October: Princess Nourah University in Saudi Arabia says it will open a driving school for women. It has more than 60,000 female students in Riyadh and other cities. Dubai's Careem holds recruitment session for women drivers in Saudi Arabia.
January 2018: Le Mall in Jeddah opens the kingdom's first car showroom aimed at women.
March:Princess Reema bint Bandar says "women driving is not the end all, be all of women's rights" in the kingdom. "These are things that are quick wins. We know we can do them - women in stadiums, women driving - that's great," the Vice-President for Development and Planning at Saudi Arabian General Sports Authority tells the Atlantic Council in Washington.
June: Driving licenses begin to be issued to women ahead of the lifting of the ban.
Some six million women - or 65 per cent of the female driving-age population - are expected to apply for a licence once the ban is lifted, according to the London-based consulting firm Facts Global Energy.
But such a high number may not be immediately attainable, some analysts say, according to AFP.
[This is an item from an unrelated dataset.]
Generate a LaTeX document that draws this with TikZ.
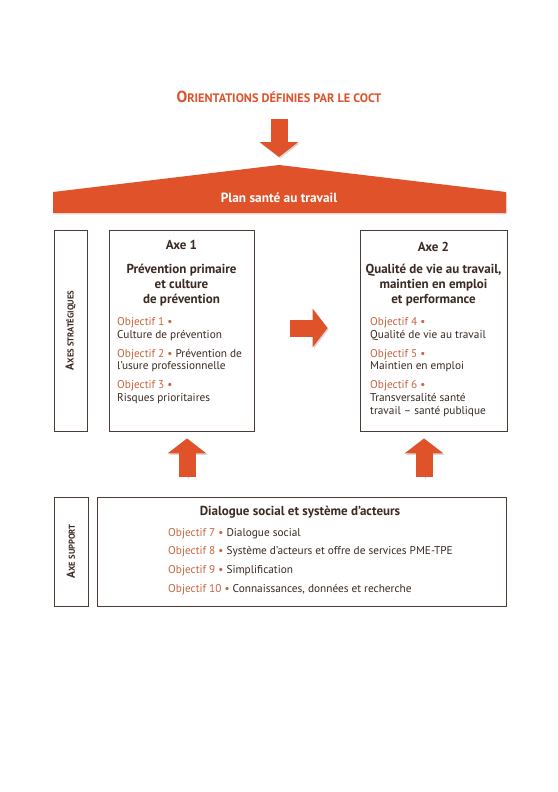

Some three million women in Saudi Arabia could receive licences and actively begin driving by 2020, according to consultancy firm PricewaterhouseCoopers.
Women with licences from Gulf countries will be required to convert them to Saudi licences, according to the kingdom's traffic department.
Those with international driving licences would be able to drive in the kingdom for up to a year, after which they would be required to apply for a Saudi licence, the department said.
What else can women now drive?
In addition to cars, women will be allowed to drive motorbikes, vans and trucks. Licences to drive private vehicles will be granted at the age of 18, and public transport at 20 - the same as men.
What could all this mean for the country's development?
The move is expected to boost women's employment, and according to a Bloomberg estimate, add $90 billion to economic output by 2030.